In 1914, Sarkis Devirian’s wife, Miriam, was not well and the doctor recommended they go to California for her health.  So the family all moved to Pasadena.  They purchased an orchard on North Lincoln Ave., bounded by Altadena Drive, Mariposa, and Casitas Ave., and established their home there.

In the meantime, back in  Binghamtom, GA Gertmenian’s business prospered but, with his father-in-law having moved to California, he came under increasing pressure to join his wife’s family.  He and Christina made a trip to California and liked what they saw, so decided to make the move as well. They returned to Binghamton, then shortly afterward, G.A. returned to Pasadena to negotiate the purchase of a home at 919 Columbia Street.  He was able to do this in large part as an exchange for the home in Binghamton.
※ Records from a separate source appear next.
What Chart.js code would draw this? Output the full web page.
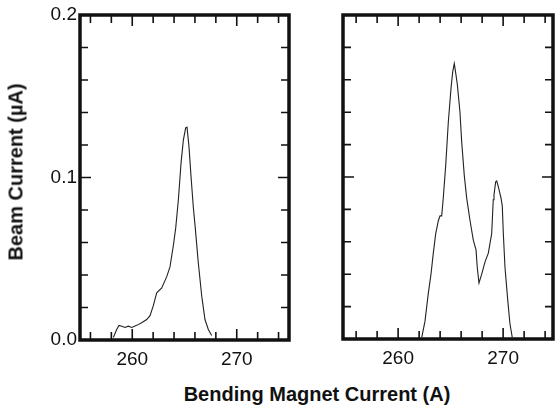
<!DOCTYPE html>
<html lang="en">
<head>
<meta charset="UTF-8">
<title>Beam Current vs Bending Magnet Current</title>
<script src="https://cdn.jsdelivr.net/npm/chart.js"></script>
<style>
  body { margin: 0; background: #fff; }
  #wrap { position: relative; width: 555px; height: 406px; font-family: "Liberation Sans", Arial, sans-serif; color: #111; }
  #leftBox { position: absolute; left: 0; top: 0; width: 300px; height: 372px; }
  #rightBox { position: absolute; left: 300px; top: 0; width: 255px; height: 372px; }
  .ytitle { position: absolute; left: 16px; top: 172px; transform: translate(-50%, -50%) rotate(-90deg);
            font-weight: bold; font-size: 20px; white-space: nowrap; }
  .xtitle { position: absolute; left: 317px; top: 394px; transform: translate(-50%, -50%);
            font-weight: bold; font-size: 20px; white-space: nowrap; }
</style>
</head>
<body>
<div id="wrap">
  <div id="leftBox"><canvas id="chartLeft"></canvas></div>
  <div id="rightBox"><canvas id="chartRight"></canvas></div>
  <div class="ytitle">Beam Current (µA)</div>
  <div class="xtitle">Bending Magnet Current (A)</div>
</div>

<script>
// left panel trace (A, µA)
const leftX = [258.19, 258.51, 258.73, 258.99, 259.31, 259.62, 259.95, 260.43, 260.90, 261.38,
               261.70, 262.01, 262.34, 262.82, 263.30, 263.61, 263.93, 264.16, 264.41, 264.67,
               264.89, 265.11, 265.24, 265.43, 265.62, 265.84, 266.03, 266.32, 266.65, 266.96,
               267.28, 267.60];
const leftY = [0.0015, 0.0065, 0.009, 0.0085, 0.0077, 0.0085, 0.0077, 0.009, 0.0106, 0.0126,
               0.015, 0.021, 0.029, 0.032, 0.039, 0.045, 0.058, 0.069, 0.086, 0.109,
               0.123, 0.1305, 0.131, 0.119, 0.101, 0.082, 0.069, 0.0475, 0.027, 0.0126,
               0.0065, 0.0028];

// right panel trace
const rightX = [262.25, 262.56, 262.87, 263.13, 263.35, 263.58, 263.83, 263.99, 264.15, 264.30,
                264.53, 264.78, 265.04, 265.20, 265.35, 265.51, 265.64, 265.89, 266.05, 266.30,
                266.53, 266.85, 267.16, 267.42, 267.54, 267.70, 267.96, 268.27, 268.59, 268.91,
                269.06, 269.13, 269.29, 269.39, 269.54, 269.80, 269.92, 270.02, 270.18, 270.44,
                270.65, 270.87];
const rightY = [0.001, 0.011, 0.028, 0.040, 0.053, 0.065, 0.073, 0.076, 0.076, 0.087,
                0.107, 0.134, 0.155, 0.165, 0.170, 0.163, 0.157, 0.140, 0.122, 0.101,
                0.087, 0.073, 0.061, 0.055, 0.044, 0.0345, 0.040, 0.0475, 0.053, 0.065,
                0.086, 0.089, 0.097, 0.0975, 0.094, 0.087, 0.082, 0.065, 0.044, 0.024,
                0.0094, 0.001];

const leftXRange = [255, 275];
const rightXRange = [254.75, 274.75];
const yRange = [0, 0.2];

const xTicks = [256, 258, 260, 262, 264, 266, 268, 270, 272, 274];
const xMajor = [260, 270];
const yTicks = [0, 0.02, 0.04, 0.06, 0.08, 0.1, 0.12, 0.14, 0.16, 0.18, 0.2];
const yMajor = [0, 0.1, 0.2];

const isIn = (arr, v) => arr.some(m => Math.abs(m - v) < 1e-9);

// frame + inward ticks on all four sides
const frameTicks = {
    id: 'frameTicks',
    afterDatasetsDraw(chart) {
        const { ctx, chartArea: a, scales: { x, y } } = chart;
        ctx.save();
        ctx.strokeStyle = '#111';
        ctx.lineWidth = 1.6;
        ctx.beginPath();
        xTicks.forEach(v => {
            const px = x.getPixelForValue(v);
            const len = isIn(xMajor, v) ? 11 : 8;
            ctx.moveTo(px, a.bottom); ctx.lineTo(px, a.bottom - len);
            ctx.moveTo(px, a.top); ctx.lineTo(px, a.top + len);
        });
        yTicks.forEach(v => {
            const py = y.getPixelForValue(v);
            const len = isIn(yMajor, v) ? 11 : 8;
            ctx.moveTo(a.left, py); ctx.lineTo(a.left + len, py);
            ctx.moveTo(a.right, py); ctx.lineTo(a.right - len, py);
        });
        ctx.stroke();
        ctx.lineWidth = 3.5;
        ctx.strokeRect(a.left, a.top, a.right - a.left, a.bottom - a.top);
        ctx.restore();
    }
};

function makePanel(id, xs, ys, xRange, yLabels, yWidth, xHeight, padRight) {
    const pts = xs.map((v, i) => ({ x: v, y: ys[i] }));
    return new Chart(document.getElementById(id), {
        type: 'scatter',
        data: {
            datasets: [{
                data: pts,
                showLine: true,
                borderColor: '#222',
                borderWidth: 1.1,
                pointRadius: 0,
                tension: 0
            }]
        },
        options: {
            responsive: true,
            maintainAspectRatio: false,
            animation: false,
            layout: { padding: { top: 15, right: padRight, left: 0, bottom: 0 } },
            plugins: { legend: { display: false }, tooltip: { enabled: false } },
            scales: {
                x: {
                    type: 'linear',
                    min: xRange[0], max: xRange[1],
                    grid: { display: false, drawTicks: false },
                    border: { display: false },
                    afterBuildTicks: s => { s.ticks = xTicks.map(v => ({ value: v })); },
                    afterFit: s => { s.height = xHeight; },
                    ticks: {
                        autoSkip: false,
                        maxRotation: 0,
                        padding: 8,
                        color: '#111',
                        font: { family: '"Liberation Sans", Arial, sans-serif', size: 19 },
                        callback: v => isIn(xMajor, v) ? String(v) : ''
                    }
                },
                y: {
                    min: yRange[0], max: yRange[1],
                    grid: { display: false, drawTicks: false },
                    border: { display: false },
                    afterBuildTicks: s => { s.ticks = yTicks.map(v => ({ value: v })); },
                    afterFit: s => { s.width = yWidth; },
                    ticks: {
                        display: yLabels,
                        autoSkip: false,
                        padding: 3,
                        color: '#111',
                        font: { family: '"Liberation Sans", Arial, sans-serif', size: 19 },
                        callback: v => isIn(yMajor, v) ? v.toFixed(1) : ''
                    }
                }
            }
        },
        plugins: [frameTicks]
    });
}

makePanel('chartLeft', leftX, leftY, leftXRange, true, 80, 32, 11);
makePanel('chartRight', rightX, rightY, rightXRange, false, 43, 33, 2);
</script>
</body>
</html>
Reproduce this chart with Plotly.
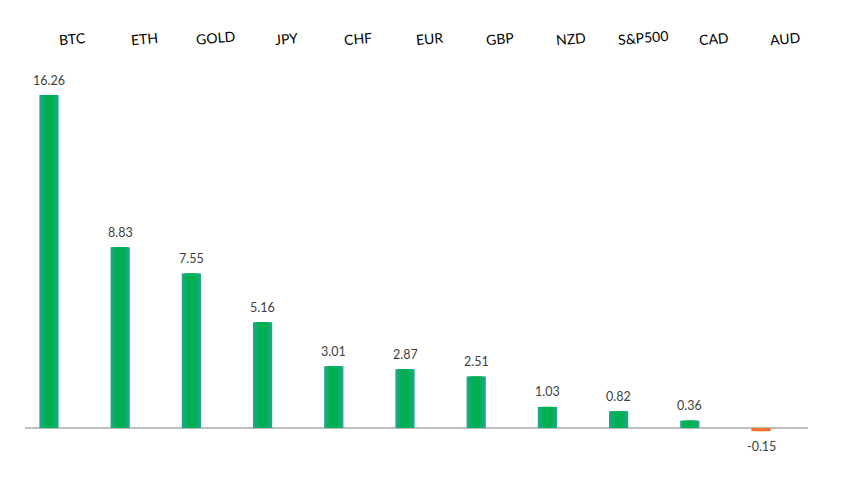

In 1918, three of their daughters, Bessie, Alice and Helen, were sent ahead to California by train.  They were met by their Aunt Mary Salisian, who took them to her home on North Euclid Ave. until the remainder of the family started west in an Overland touring car.  They hired a driver, who was assisted by Harold, aged 14, but found the driving difficult.  Driving as far as Chicago, they took a train the rest of the way, until the family was reunited in their new home in Pasadena.

In 1923, with the two eldest sons of Avadis Gertmenian, Henry and Gary, already settled in Pasadena, the family patriarch Hadji Agha, his wife Dirouhi, and the balance of the Avadis’ family, arrived from Beirut.

And finally, in 1925, Apraham, Hadgi Agha’s remaining child, and his family also arrived in Pasadena, from Syracuse, with their five children.  They settled in a home on Villa Street.

The Gertmenian history began with Avadis and Hartoon Gertmenian.  Hadgi Agha, their eldest son, lived on, in Pasadena, far from his beginnings in the rugged mountain passes of Hadjin, until he passed quietly in the home of his son, Apraham, in 1938.  He was 92.

Gostantin, G.A., the younger son of Avadis and Hartoon, also passed in 1938.  He was 72.